Coveting seems universal, and worms its way into our thoughts without our even noticing. It destabilises cultures and makes us less happy, and subjectively less prosperous. Buddhism, and to a lesser extent Hinduism, attempt to address this via the strategy of wanting less, and ultimately wanting nothing. Some Christians use this approach as well, and there is certainly a good deal of scripture to support the idea. Yet somehow that wanting-for-nothing, that satisfied-with-little solution rings hollow if it is combined with a resentment for others who don't do that - and I think that is often what leaks out, though the speaker denies it. I think it is always the danger, that the person who makes 5 Giddles a week believes he is righteously limiting himself by not seeking one of those fields where people make 50 Giddles a week. That was I, years ago, and I am not entirely clear of it. Given Luther's description of humanity as a drunkard on a horse, falling off one side and then the other, or CS Lewis's description of leaning so far away from one side of the boat that we fall out the other, coveting may be an uncommon sermon precisely because it is the one we don't want to hear.

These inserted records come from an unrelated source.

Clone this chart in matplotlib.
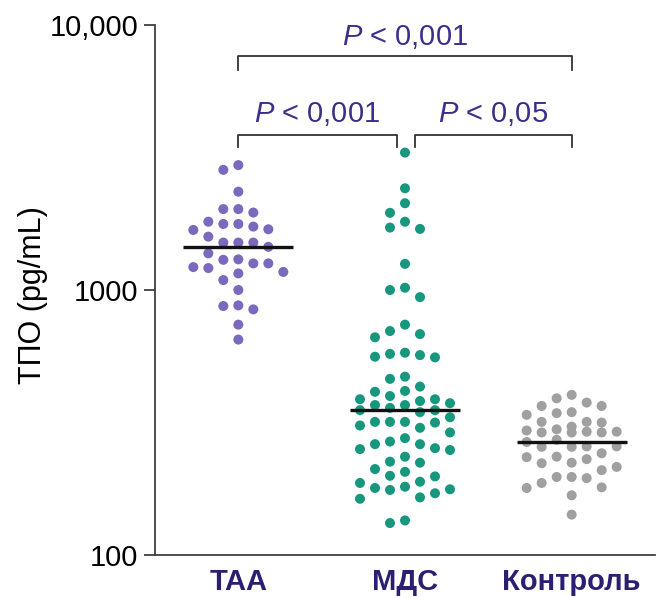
import numpy as np
import matplotlib
matplotlib.use("Agg")
import matplotlib.pyplot as plt
from matplotlib.ticker import NullLocator

plt.rcParams['font.family'] = ['Liberation Sans', 'DejaVu Sans']
plt.rcParams['mathtext.fontset'] = 'custom'
plt.rcParams['mathtext.it'] = 'Liberation Sans:italic'
plt.rcParams['mathtext.rm'] = 'Liberation Sans'

# ---------------- data (pg/mL) ----------------
categories = ['ТАА', 'МДС', 'Контроль']
taa = [2960, 2840, 2350, 2020, 2020, 1960, 1810, 1775, 1775, 1735, 1695, 1685,
       1590, 1510, 1510, 1510, 1455, 1375, 1305, 1300, 1260, 1260, 1220, 1210,
       1170, 1155, 1090, 1000, 875, 870, 845, 740, 650]
mds = [3300, 2420, 2125, 1955, 1810, 1720, 1700, 1255, 1020, 1000, 940, 740,
       700, 682, 663, 580, 574, 568, 560, 557, 471, 462, 432, 416, 413, 398,
       387, 387, 381, 374, 368, 368, 359, 352, 352, 346, 331, 318, 318, 318,
       316, 308, 302, 290, 276, 268, 262, 262, 253, 251, 249, 235, 225, 223,
       211, 206, 199, 198, 189, 187, 181, 179, 177, 176, 171, 165, 163, 135, 132]
control = [402, 390, 376, 365, 365, 346, 343, 338, 318, 318, 316, 305, 298, 295,
           292, 292, 290, 290, 290, 272, 267, 257, 256, 256, 257, 242, 235, 234,
           230, 223, 222, 215, 209, 197, 197, 195, 187, 180, 179, 168, 142]
groups = [taa, mds, control]
pvals = ['< 0,001', '< 0,001', '< 0,05']   # top (0-2), left (0-1), right (1-2)
ytick_vals = [100, 1000, 10000]
ytick_labels = ['100', '1000', '10,000']

colors = ['#7b69bd', '#17987e', '#a0a0a0']
text_col = '#3b2f8e'
xlab_col = '#2c1f72'

fig = plt.figure(figsize=(6.65, 5.98), dpi=100)
ax = fig.add_axes([155/665, 43/598, 500/665, 530/598])
ax.set_yscale('log')
ax.set_ylim(100, 10000)
ax.set_xlim(-0.5, 2.5)


def swarm_x(values, center, col_px=15.0, min_px=14.0):
    vals = np.asarray(values, dtype=float)
    ypx = ax.transData.transform(np.column_stack([np.full(len(vals), center), vals]))[:, 1]
    px_unit = ax.transData.transform((1, 1))[0] - ax.transData.transform((0, 1))[0]
    order = np.argsort(-vals, kind='stable')
    cols = {}
    offs = np.zeros(len(vals))
    cands = [0, -1, 1, -2, 2, -3, 3]
    for i in order:
        chosen = None
        best_gap, fallback = -1, 0
        for c in cands:
            ys = cols.get(c, [])
            gap = min([abs(ypx[i] - y) for y in ys], default=1e9)
            if gap >= min_px:
                chosen = c
                break
            if gap > best_gap:
                best_gap, fallback = gap, c
        if chosen is None:
            chosen = fallback
        cols.setdefault(chosen, []).append(ypx[i])
        offs[i] = chosen
    return center + offs * col_px / px_unit


for k, vals in enumerate(groups):
    xs = swarm_x(vals, k)
    ax.scatter(xs, vals, s=52, color=colors[k], edgecolors='none', zorder=2)
    med = np.median(vals)
    ax.plot([k - 0.33, k + 0.33], [med, med], color='#111111', lw=2.4,
            solid_capstyle='butt', zorder=3)

# significance brackets
bcol = '#333333'
def bracket(x0, x1, ytop, ybot, label, ytext):
    ax.plot([x0, x0, x1, x1], [ybot, ytop, ytop, ybot], color=bcol, lw=1.3,
            clip_on=False, zorder=4)
    ax.text((x0 + x1) / 2, ytext, r'$P$ ' + label, ha='center', va='baseline',
            fontsize=21, color=text_col, clip_on=False)

bracket(0, 2, 7640, 6765, pvals[0], 8400)
bracket(0, 0.95, 3846, 3467, pvals[1], 4300)
bracket(1.06, 2, 3846, 3467, pvals[2], 4300)

# axes styling
for s in ['top', 'right']:
    ax.spines[s].set_visible(False)
for s in ['left', 'bottom']:
    ax.spines[s].set_color('#404040')
    ax.spines[s].set_linewidth(1.3)

ax.set_yticks(ytick_vals)
ax.set_yticklabels(ytick_labels)
ax.yaxis.set_minor_locator(NullLocator())
ax.tick_params(axis='y', length=8, width=1.3, color='#404040', pad=4,
               labelsize=21, labelcolor='black')
ax.set_xticks(range(len(categories)))
ax.set_xticklabels(categories, fontweight='bold', color=xlab_col)
ax.tick_params(axis='x', length=0, pad=9, labelsize=21)

fig.text(33/665, 1 - 295/598, 'ТПО (pg/mL)', rotation=90, ha='center',
         va='center', fontsize=22, color='black')

fig.savefig('out.png', dpi=100)
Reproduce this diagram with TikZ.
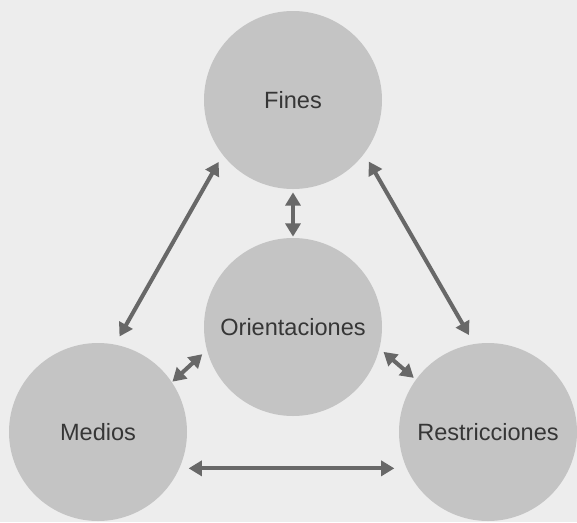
\documentclass[tikz,border=0pt]{standalone}
\usepackage{fontspec}
\setmainfont{Liberation Sans}
\usetikzlibrary{arrows.meta}
\definecolor{pagegray}{HTML}{EDEDED}
\definecolor{circgray}{HTML}{C4C4C4}
\definecolor{arrowgray}{HTML}{686868}
\definecolor{textgray}{HTML}{363636}
\tikzset{
        circ/.style={circle, fill=circgray, minimum size=3.56cm, inner sep=0pt,
                text=textgray, font=\fontsize{13.4}{16}\selectfont},
        link/.style={draw=arrowgray, line width=2.3pt,
                {Triangle[length=7.5pt,width=8.5pt]}-{Triangle[length=7.5pt,width=8.5pt]}}
}
\begin{document}
\begin{tikzpicture}
        \fill[pagegray] (0,0) rectangle (11.54,-10.44);
        \useasboundingbox (0,0) rectangle (11.54,-10.44);
        \node[circ] (fines) at (5.86,-2.00) {Fines};
        \node[circ] (orient) at (5.86,-6.54) {Orientaciones};
        \node[circ] (medios) at (1.96,-8.64) {Medios};
        \node[circ] (restr) at (9.76,-8.64) {Restricciones};
        \draw[link, shorten <=0.16cm, shorten >=0.18cm] (fines.218) -- (medios.79);
        \draw[link, shorten <=0.18cm, shorten >=0.20cm] (fines.323) -- (restr.99);
        \draw[link, shorten <=0.06cm, shorten >=0.02cm] (fines.south) -- (orient.north);
        \draw[link, shorten <=0.12cm, shorten >=0.01cm] (orient.195) -- (medios.34);
        \draw[link, shorten <=0.10cm, shorten >=0.05cm] (orient.346) -- (restr.144);
        \draw[link, shorten <=0.18cm, shorten >=0.24cm] (medios.336) -- (restr.204);
\end{tikzpicture}
\end{document}
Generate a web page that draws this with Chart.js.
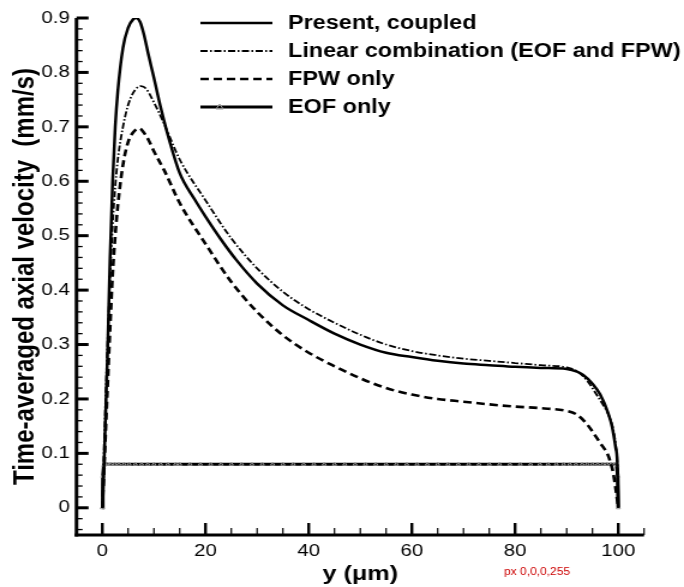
<!DOCTYPE html>
<html>
<head>
<meta charset="utf-8">
<script src="https://cdn.jsdelivr.net/npm/chart.js@4/dist/chart.umd.min.js"></script>
<style>
html,body{margin:0;padding:0;background:#fff;overflow:hidden}
canvas{display:block}
</style>
</head>
<body>
<canvas id="velChart" width="570" height="587" style="width:684px;height:587px"></canvas>
<script>
// values, y in um, velocity in mm/s
const presentX=[0,0.3,0.6,1,1.5,2,2.5,3,4,5,6,6.6,7.3,8,9,10,11,12,13,15,18,20,23,26,30,35,40,45,50,55,60,65,70,75,80,85,90,92,93.2,95,96.5,98,98.8,99.5,99.8,100]
const presentY=[0,0.07,0.16,0.28,0.46,0.6,0.7,0.765,0.845,0.882,0.898,0.9,0.893,0.872,0.83,0.79,0.748,0.71,0.675,0.615,0.565,0.535,0.493,0.455,0.412,0.372,0.345,0.32,0.3,0.285,0.277,0.27,0.265,0.262,0.259,0.257,0.255,0.25,0.244,0.228,0.208,0.175,0.149,0.11,0.085,0]

const combX=[0,0.3,0.6,1,1.5,2,2.5,3,4,5,6,7.5,8.5,10,12,15,20,25,30,35,40,45,50,55,60,65,70,75,80,85,90,92,94,96,97,98,99,99.5,99.8,100]
const combY=[0,0.1,0.19,0.3,0.42,0.52,0.59,0.64,0.7,0.74,0.763,0.775,0.77,0.745,0.705,0.64,0.565,0.495,0.44,0.397,0.365,0.34,0.318,0.3,0.288,0.28,0.274,0.27,0.266,0.262,0.258,0.251,0.233,0.205,0.19,0.173,0.145,0.115,0.085,0]

const fpwX=[0,0.3,0.6,1,1.5,2,2.5,3,4,5,6,7.2,8,9,10,12,15,20,25,30,35,40,45,50,55,60,65,70,75,80,85,90,92,94,95,96.5,98,98.5,99,99.5,100]
const fpwY=[0,0.06,0.13,0.22,0.33,0.43,0.5,0.555,0.63,0.672,0.69,0.697,0.69,0.675,0.655,0.62,0.56,0.485,0.415,0.36,0.317,0.285,0.26,0.238,0.22,0.208,0.2,0.195,0.19,0.186,0.183,0.178,0.171,0.153,0.14,0.119,0.097,0.083,0.065,0.035,0]

const eofX=[0,0.1,0.3,0.6,1.0,1.6,2.4,3.2,4.2,5.2,6.4,7.6,8.8,10.0,11.3,12.7,14.2,15.0,17,19,
  21,23,25,27,29,31,33,35,37,39,41,43,45,47,49,51,53,55,57,59,
  61,63,65,67,69,71,73,75,77,79,81,83,84.8,86.4,88.0,89.4,90.6,91.8,93.0,94.0,
  95.0,96.0,97.0,97.8,98.6,99.3,99.7,99.9,100]
const eofY=[0,0.058,0.078,0.08,0.08,0.08,0.08,0.08,0.08,0.08,0.08,0.08,0.08,0.08,0.08,0.08,0.08,0.08,0.08,0.08,
  0.08,0.08,0.08,0.08,0.08,0.08,0.08,0.08,0.08,0.08,0.08,0.08,0.08,0.08,0.08,0.08,0.08,0.08,0.08,0.08,
  0.08,0.08,0.08,0.08,0.08,0.08,0.08,0.08,0.08,0.08,0.08,0.08,0.08,0.08,0.08,0.08,0.08,0.08,0.08,0.08,
  0.08,0.08,0.08,0.08,0.08,0.08,0.078,0.058,0]

const seriesNames=['Present, coupled','Linear combination (EOF and FPW)','FPW only','EOF only']
const xTicks=[0,20,40,60,80,100]
const yTicks=[0,0.1,0.2,0.3,0.4,0.5,0.6,0.7,0.8,0.9]

const fontFamily='"Liberation Sans", Arial, sans-serif'
const pts=(xs,ys)=>xs.map((x,i)=>({x:x,y:ys[i]}))

// axis lines and inward ticks (major + minor)
function drawAxes(chart){
  const c=chart.ctx
  const a=chart.chartArea
  const xs=chart.scales.x
  const ys=chart.scales.y
  c.save()
  c.fillStyle='#000'
  c.fillRect(a.left-1.5,a.top,3,a.bottom-a.top+1.5)
  c.fillRect(a.left-1.5,a.bottom-1.5,a.right-a.left+1.5,3)
  for(let i=-1;i<=21;i++){
    const v=i*5
    const major=xTicks.includes(v)
    const px=xs.getPixelForValue(v)
    const w=major?2.4:1.2
    const len=major?12:7
    c.fillRect(px-w/2,a.bottom-len,w,len)
  }
  for(let i=-2;i<=45;i++){
    const major=i>=0 && i%5===0
    const py=ys.getPixelForValue(i*0.02)
    const h=major?3:1.3
    c.fillRect(a.left,py-h/2,major?10:5,h)
  }
  c.restore()
}

const frame={
  id:'frame',
  afterDraw(chart){
    const c=chart.ctx
    c.save()
    chart.data.datasets.forEach((ds,i)=>{
      const y=23+i*28
      c.strokeStyle='#000'
      c.lineWidth=ds.borderWidth
      c.setLineDash(ds.borderDash||[])
      c.beginPath()
      c.moveTo(167,y)
      c.lineTo(227,y)
      c.stroke()
      c.setLineDash([])
      if(ds.pointRadius>0){
        c.lineWidth=1
        c.strokeStyle=ds.pointBorderColor
        c.beginPath()
        c.moveTo(183,y-3)
        c.lineTo(186,y+2)
        c.lineTo(180,y+2)
        c.closePath()
        c.stroke()
      }
      c.fillStyle='#000'
      c.font='bold 19.5px '+fontFamily
      c.textBaseline='middle'
      c.fillText(ds.label,240,y+1)
    })
    c.restore()
    drawAxes(chart)
    // pixel check on the y axis line
    const a=chart.chartArea
    const p=c.getImageData(Math.round(a.left),300,1,1).data
    c.save()
    c.fillStyle='#c00'
    c.font='10px '+fontFamily
    c.fillText('px '+p[0]+','+p[1]+','+p[2]+','+p[3],420,575)
    c.restore()
  }
}

new Chart(document.getElementById('velChart'),{
  type:'line',
  data:{
    datasets:[{
      label:seriesNames[0],
      data:pts(presentX,presentY),
      borderColor:'#000',
      borderWidth:2.5,
      pointRadius:0,
      cubicInterpolationMode:'monotone'
    },{
      label:seriesNames[1],
      data:pts(combX,combY),
      borderColor:'#000',
      borderWidth:1.8,
      borderDash:[6,2,1.5,2],
      pointRadius:0,
      cubicInterpolationMode:'monotone'
    },{
      label:seriesNames[2],
      data:pts(fpwX,fpwY),
      borderColor:'#000',
      borderWidth:2.6,
      borderDash:[7,4],
      pointRadius:0,
      cubicInterpolationMode:'monotone'
    },{
      label:seriesNames[3],
      data:pts(eofX,eofY),
      borderColor:'#000',
      borderWidth:3,
      pointStyle:'triangle',
      pointRadius:2,
      pointBorderWidth:1,
      pointBorderColor:'#999',
      pointBackgroundColor:'rgba(255,255,255,0)',
      tension:0
    }]
  },
  options:{
    responsive:false,
    animation:false,
    devicePixelRatio:1,
    layout:{padding:{top:18,right:33.3,bottom:0,left:0}},
    plugins:{legend:{display:false},tooltip:{enabled:false}},
    scales:{
      x:{
        type:'linear',
        min:-5,
        max:105,
        afterBuildTicks:(s)=>{s.ticks=xTicks.map(v=>({value:v}))},
        afterFit:(s)=>{s.height=52},
        grid:{display:false,drawTicks:false},
        border:{display:false},
        ticks:{color:'#000',padding:6,font:{family:fontFamily,size:17}},
        title:{display:true,text:'y (μm)',color:'#000',padding:{top:0,bottom:0},font:{family:fontFamily,size:21,weight:'bold'}}
      },
      y:{
        type:'linear',
        min:-0.05,
        max:0.9,
        afterBuildTicks:(s)=>{s.ticks=yTicks.map(v=>({value:v}))},
        afterFit:(s)=>{s.width=63.75},
        grid:{display:false,drawTicks:false},
        border:{display:false},
        ticks:{color:'#000',padding:5.5,font:{family:fontFamily,size:17},callback:(v)=>v===0?'0':v.toFixed(1)},
        title:{display:true,text:'Time-averaged axial velocity  (mm/s)',color:'#000',padding:{top:7,bottom:0},font:{family:fontFamily,size:24,weight:'bold'}}
      }
    }
  },
  plugins:[frame]
})
</script>
</body>
</html>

*You probably haven't heard much on 9C either: v.16 You shall not give false testimony against your neighbor. Sometimes you can get a thoughtful discussion going reminding us that this includes a lot of things that we aren't fully sure are true, such as gossip, people's motives, using adversarial law arguments (entirely appropriate in their real context) in persuasive or political discussion, and most fun conversation at all, really. Another day


james said...

I liked the Anchoress' observation that politics was bad for her soul, because watching it made her detest politicians. Another aspect of the commandments we overlook sometimes...

bilpu said...

Rabbi Lawrence Kushner wrote in one of his books that the tenth commandment was odd because, unlike the others,it could not be enforced. Also, he said, it may be a promise instead of a commandment. If one were able to obey the first nine, then one's relationship with God would be so fulfilling that one would find nothing to covet. I would covet that state of Grace.

Texan99 said...

Our sermon last Sunday was Matthew 15, about Jesus's warning against getting caught up in elaborate food purity rituals. The Pharisees had started with an excellent notion of "building fences around the law," meaning to adopt extra cautions to keep the faithful away from outright sin by outlawing even the nearby areas. Inevitably, people respond to this kind of system by fetishizing the detailed rabbinical rituals, which leads to "loophole thinking."

So much of Jesus's ministry seemed to be to remind everyone to keep their eyes on the ball: quit obsessing over finicky laws and loopholes and concentrate on your duty to God. Think less about what comes out of your heart through your mouth, and less about what goes into your mouth and out into the sewer. If we have to justify ourselves with arguments about how we're not "technically" doing anything wrong because of some tortured point of logic, we're missing the point.

That's not to say that we can't do more harm by actually engaging in adultery than by merely coveting someone else's spouse, but coveting is already well on the road to danger. This is where "building fences around the law" can be very helpful -- as long as you don't forget what they're for and start building up a whole industry of fence-construction codes and fence-painting rituals.

Texan99 said...

I meant, of course, "think MORE about what comes out of your heart."